Obama’s budget calls for HHS to spend $15 billion over 10 years to fund an Obamacare provision called the Maternal, Infant, and Early Childhood Home Visiting Program. An HHS budget document says this program will send government-funded “nurses, social workers, and other professionals” into people’s homes to “improve parenting skills.”

“I think that there still needs to be great understanding of what the president has put on the table is really a birth-to-five proposal, recognizing that you can’t start at 4-year-olds,” Sebelius said at the National Press Club.

“We really need to start at birth,” said Sebelius.So, there will be an enhancement of home-visiting, which we know is an evidence-based strategy that helps people be good parents from the onset, helps the first and best teacher a child will ever have learn important skills.
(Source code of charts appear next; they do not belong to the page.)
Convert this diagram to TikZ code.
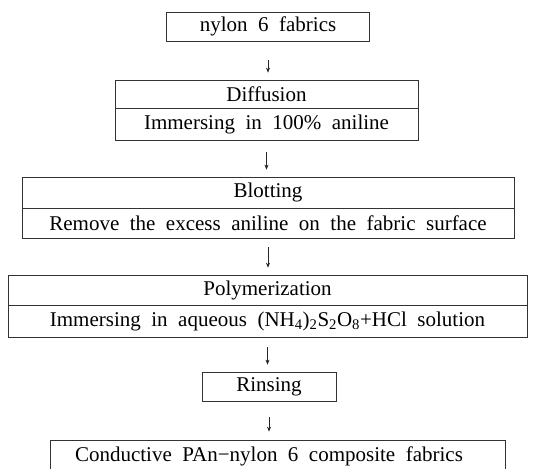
\documentclass[tikz,border=0pt]{standalone}
\usepackage{fontspec}
\setmainfont{Liberation Serif}[WordSpace=2]
\usetikzlibrary{arrows.meta}
\begin{document}
\begin{tikzpicture}[x=1pt,y=-1pt,
  box/.style={draw=black!80, line width=0.7pt, inner sep=0pt, font=\fontsize{21}{25}\selectfont, anchor=center},
  txt/.style={inner sep=0pt, font=\fontsize{21}{25}\selectfont, anchor=center},
  arr/.style={draw=black!85, line width=0.7pt, -{Stealth[length=5pt,width=4pt]}}]
\useasboundingbox (0,0) rectangle (536,469);
\node[box, minimum width=203pt, minimum height=29pt] (n1) at (268,26.5) {nylon 6 fabrics};
\node[box, minimum width=303pt, minimum height=28pt] (d1) at (266.5,94) {Diffusion};
\node[box, minimum width=303pt, minimum height=32pt] (d2) at (266.5,124) {Immersing in 100\% aniline};
\node[box, minimum width=492pt, minimum height=31pt] (b1) at (268,192.5) {Blotting};
\node[box, minimum width=492pt, minimum height=30pt] (b2) at (268,223) {Remove the excess aniline on the fabric surface};
\node[box, minimum width=519pt, minimum height=30pt] (p1) at (267.5,290) {Polymerization};
\node[box, minimum width=519pt, minimum height=32pt] (p2) at (267.5,321) {Immersing in aqueous (NH\textsubscript{4})\textsubscript{2}S\textsubscript{2}O\textsubscript{8}+HCl solution};
\node[box, minimum width=134pt, minimum height=29pt] (r) at (269,386.5) {Rinsing};
\node[box, minimum width=455pt, minimum height=32pt] (c) at (277.5,456) {};
\node[txt] (ct) at (269,456) {Conductive PAn−nylon 6 composite fabrics};
\draw[arr, shorten <=19pt, shorten >=7pt] (n1.south) -- (n1.south |- d1.north);
\draw[arr, shorten <=12pt, shorten >=7pt] (d2.south) -- (d2.south |- b1.north);
\draw[arr, shorten <=9pt, shorten >=7pt] (b2.south) -- (b2.south |- p1.north);
\draw[arr, shorten <=10pt, shorten >=7pt] (p2.south) -- (p2.south |- r.north);
\draw[arr, shorten <=16pt, shorten >=8pt] (r.south) -- (r.south |- c.north);
\end{tikzpicture}
\end{document}
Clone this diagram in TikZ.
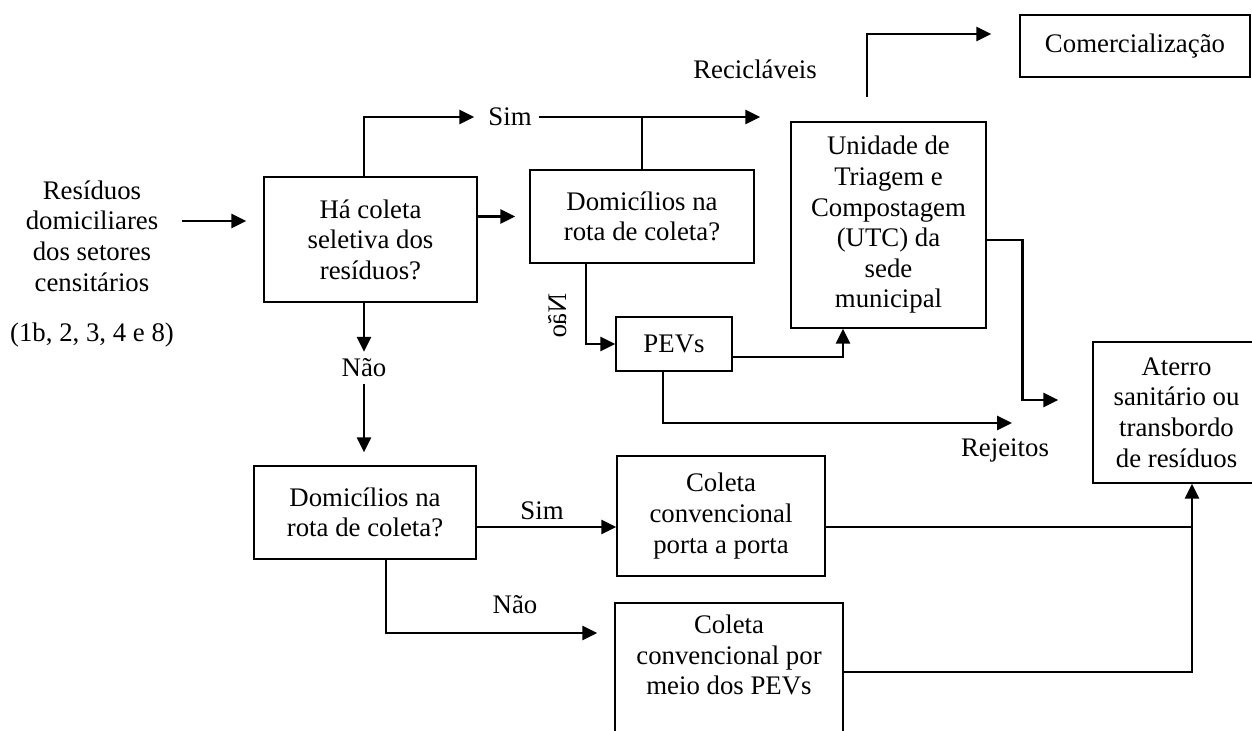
\documentclass[tikz,border=0pt]{standalone}
\usepackage{fontspec}
\setmainfont{Liberation Serif}
\usepackage{tikz}
\usetikzlibrary{arrows.meta}
\usetikzlibrary{positioning}

\begin{document}
\begin{tikzpicture}[x=0.5pt,y=-0.5pt,
	font=\fontsize{13.4}{15.3}\selectfont,
  box/.style={draw,line width=0.7pt,align=center},
  seta/.style={line width=1.35pt,-{Triangle[length=7.5pt,width=7pt]}},
  linha/.style={line width=1.35pt}]
  \useasboundingbox (0,0) rectangle (1252,731);

  \node[align=center] (src) at (92,236) {Resíduos\\domiciliares\\dos setores\\censitários};
  \node (srcNum) at (92,335) {(1b, 2, 3, 4 e 8)};
  \node[box,minimum width=106.5pt,minimum height=62.5pt] (haColeta) at (370.5,239.5) {Há coleta\\seletiva dos\\resíduos?};
  \node[box,minimum width=112pt,minimum height=46.5pt] (domTop) at (642,216.5) {Domicílios na\\rota de coleta?};
  \node[box,minimum width=58pt,minimum height=27pt] (pevs) at (674,344) {PEVs};
  \node[box,minimum width=97.5pt,minimum height=103pt] (utc) at (888.5,225) {Unidade de\\Triagem e\\Compostagem\\(UTC) da\\sede\\municipal};
  \node[box,minimum width=115pt,minimum height=31pt] (comerc) at (1135,46) {Comercialização};
  \node[box,minimum width=83.5pt,minimum height=70.5pt] (aterro) at (1176.5,412.5) {Aterro\\sanitário ou\\transbordo\\de resíduos};
  \node[box,minimum width=111pt,minimum height=46.5pt] (domBot) at (365,512.5) {Domicílios na\\rota de coleta?};
  \node[box,minimum width=104pt,minimum height=60pt] (porta) at (721,516) {Coleta\\convencional\\porta a porta};
  \node[box,minimum width=114pt,minimum height=66pt,text depth=14pt] (pevConv) at (729,669) {Coleta\\convencional por\\meio dos PEVs};

  \node (simTop) at (510,117) {Sim};
  \node (recic) at (755,69) {Recicláveis};
  \node (naoMid) at (364,368) {Não};
  \node[cm={0,-1,-1,0,(0,0)}] (naoRot) at (558,316) {Não};
  \node (rejeitos) at (1005,450) {Rejeitos};
  \node (simBot) at (542,511) {Sim};
  \node (naoBot) at (515,605) {Não};

  \coordinate (srcOut) at (182,221);
  \coordinate (recUp) at (867,97);
  \coordinate (rejIn) at (1012,423);
  \coordinate (aterroIn) at ([xshift=7.75pt]aterro.south);

  \draw[seta,shorten >=8.5pt] (srcOut) -- (srcOut -| haColeta.west);
  \draw[seta] (haColeta.north -| naoMid) |- ([xshift=-3.5pt]simTop.west);
  \draw[seta,shorten >=15pt] (simTop.east) -- (simTop.east -| utc.west);
  \draw[linha] (domTop.north) -- (domTop.north |- simTop.east);
  \draw[seta,shorten >=7pt] (haColeta.east |- domTop.west) -- (domTop.west);
  \draw[seta] (haColeta.south -| naoMid) -- (naoMid.north);
  \draw[seta,shorten >=6.5pt] (naoMid.south) -- (naoMid.south |- domBot.north);
  \draw[seta] ([xshift=-28pt]domTop.south) |- (pevs.west);
  \draw[seta] ([yshift=-6.5pt]pevs.east) -| ([xshift=-22.75pt]utc.south);
  \draw[seta] ([xshift=-5.5pt]pevs.south) |- (rejIn);
  \draw[seta,shorten >=17pt] ([yshift=-7.5pt]utc.east) -- ++(18pt,0) |- ([yshift=6.25pt]aterro.west);
  \draw[seta,shorten >=14pt] (recUp) |- ([yshift=6pt]comerc.west);
  \draw[seta] ([yshift=-7.25pt]domBot.east) -- ([yshift=-7.25pt]domBot.east -| porta.west);
  \draw[seta,shorten >=8.5pt] ([xshift=10.5pt]domBot.south) |- ([yshift=18pt]pevConv.west);
  \draw[linha] ([yshift=-5.5pt]porta.east) -- ([yshift=-5.5pt]porta.east -| aterroIn);
  \draw[seta] ([yshift=-1.5pt]pevConv.east) -| (aterroIn);

\end{tikzpicture}
\end{document}
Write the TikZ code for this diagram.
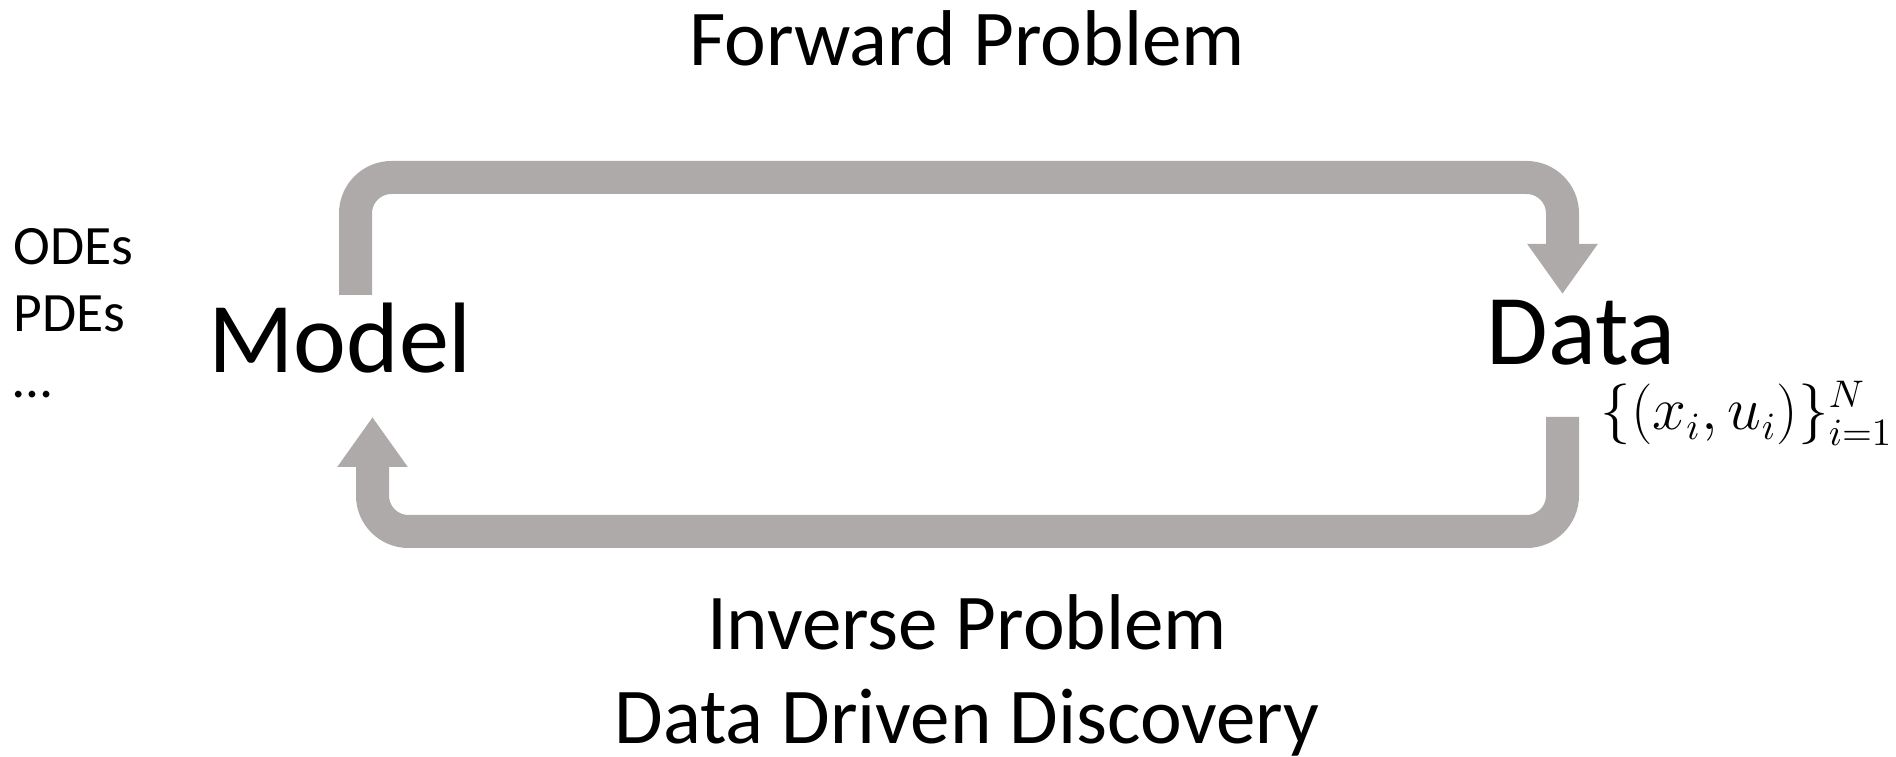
\documentclass[tikz,border=0pt]{standalone}
\usepackage{fontspec}
\setmainfont{Carlito}
\usepackage{xcolor}
\usetikzlibrary{arrows.meta}

\definecolor{flowgray}{RGB}{174,170,170}

\begin{document}
\begin{tikzpicture}[
  flow/.style={line width=0.33cm, flowgray, rounded corners=0.36cm,
    -{Triangle[width=0.67cm, length=0.5cm]}},
  txt/.style={inner sep=0pt},
  big/.style={txt, font=\fontsize{28.5}{34}\selectfont},
  caption/.style={txt, font=\fontsize{22.5}{27}\selectfont},
  small/.style={txt, font=\fontsize{15.8}{19}\selectfont}
]
  \useasboundingbox (0,0) rectangle (18.96,7.56);

  % the two ends of the loop
  \node[big, anchor=base] (model) at (3.40,3.83) {Model};
  \node[big, anchor=base] (data) at (15.81,3.91) {Data};

  % kinds of model
  \node[small, anchor=base west] (odes) at (0.13,4.91) {ODEs};
  \node[small, anchor=base west] (pdes) at (0.13,4.24) {PDEs};
  \node[small, anchor=base west] (more) at (0.13,3.58) {…};

  % the data set
  \node[txt, font=\fontsize{16}{19}\selectfont, anchor=base west] (pairs)
    at (16.00,3.26) {$\{(x_i,u_i)\}_{i=1}^N$};

  % arrow ends beside the two words
  \coordinate (model-out) at (3.555,4.61);
  \coordinate (data-in) at (15.625,4.62);
  \coordinate (data-out) at (15.625,3.39);
  \coordinate (model-in) at (3.725,3.39);

  % forward: model to data, over the top
  \draw[flow] (model-out) -- (3.555,5.785) -- (15.625,5.785) -- (data-in);
  \node[caption, anchor=base] (fwd) at (9.67,6.90) {Forward Problem};

  % inverse: data back to model, underneath
  \draw[flow] (data-out) -- (15.625,2.245) -- (3.725,2.245) -- (model-in);
  \node[caption, anchor=base] (inv) at (9.67,1.06) {Inverse Problem};
  \node[caption, anchor=base] (ddd) at (9.67,0.13) {Data Driven Discovery};
\end{tikzpicture}
\end{document}
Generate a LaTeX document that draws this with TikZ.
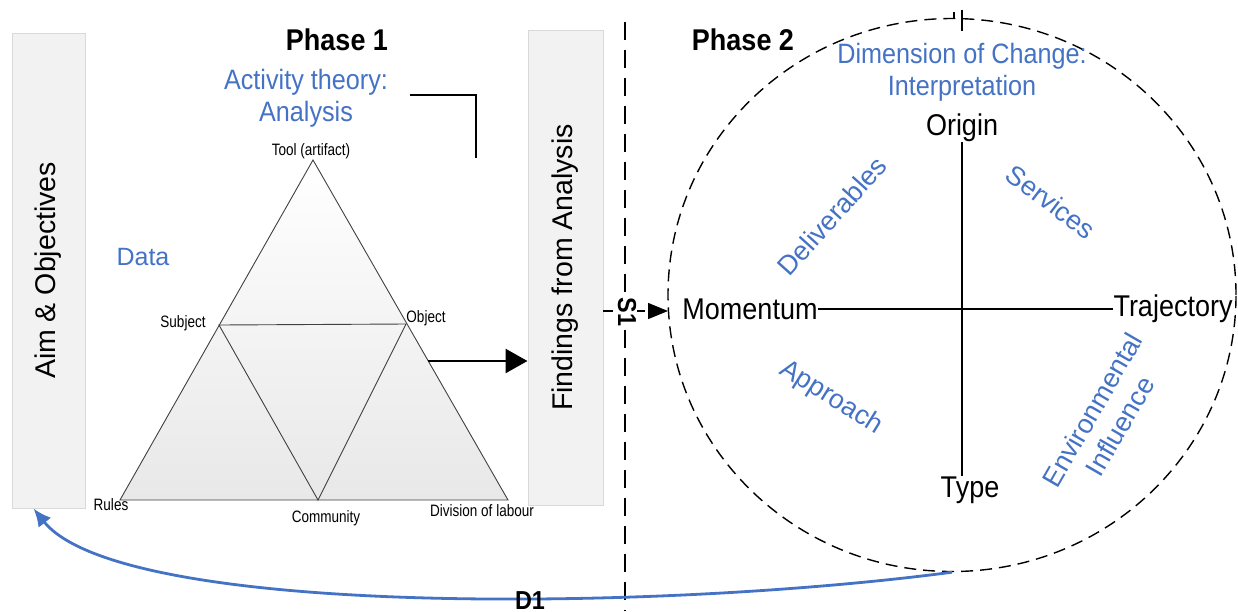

[…]Obama, and his allies in government, advocate policies that violate the natural law and destroy human lives. They advocate, for example, the deliberate killing of innocent human lives through abortion (and, in Obama’s case, through intentionally neglecting-to-death born children who have survived abortions). They advocate destroying the family by redefining it to include, so far, carnal relationships between people of the same sex — thus denying that children have a God-given right to a mother and father.

Sebelius has been Obama’s chief agent in attacking the First Amendment right to the free exercise of religion. At this very moment, she is fighting in federal court to force Catholic schools in Washington, D.C., to secure health coverage for their faculty and staff that would provide abortion-inducing drugs in direct and unambiguous violation not only of the inalterable teachings of the Catholic Church but also in direct and unambiguous violation of the inalienable God-given right to life expressly recognized in the founding document of this nation.

For each of the last five years, according to the CDC, at least 40 percent of the babies born in the United States were born to unmarried mothers. As recently as 1980, it was only 18.4 percent.

Obama’s vision of a government that “educates” babies aims at forming the characters of the tragically increasing number of children born illegitimately in the United States — and as many other children as his programs can reach.

His strategic aim is to make them allies in his cause.

I don’t think that strangers in government can do as good of a job as my future wife and I can do. And I don’t like having to pay them to try. Big government secularists seem to have a deep suspicion of parents, and they seem to want to get the children away from them as quickly as possible, especially the fathers. Fathers are bad, I guess, because we teach children about God and about morality, and we teach them to be practical and independent. These are things that a secular leftist government does not like. But they do like to take money from fathers. And mothers too, if they can get it. None of this taking of money and then using it to influence your children is voluntary either. The whole idea that government will be interfering with my family, should I choose to start one, is really upsetting to me. Why don’t they raise their families with their own money, and leave me to raise mine with my money? What gives them the right to push their views on my children, paid for with my salary?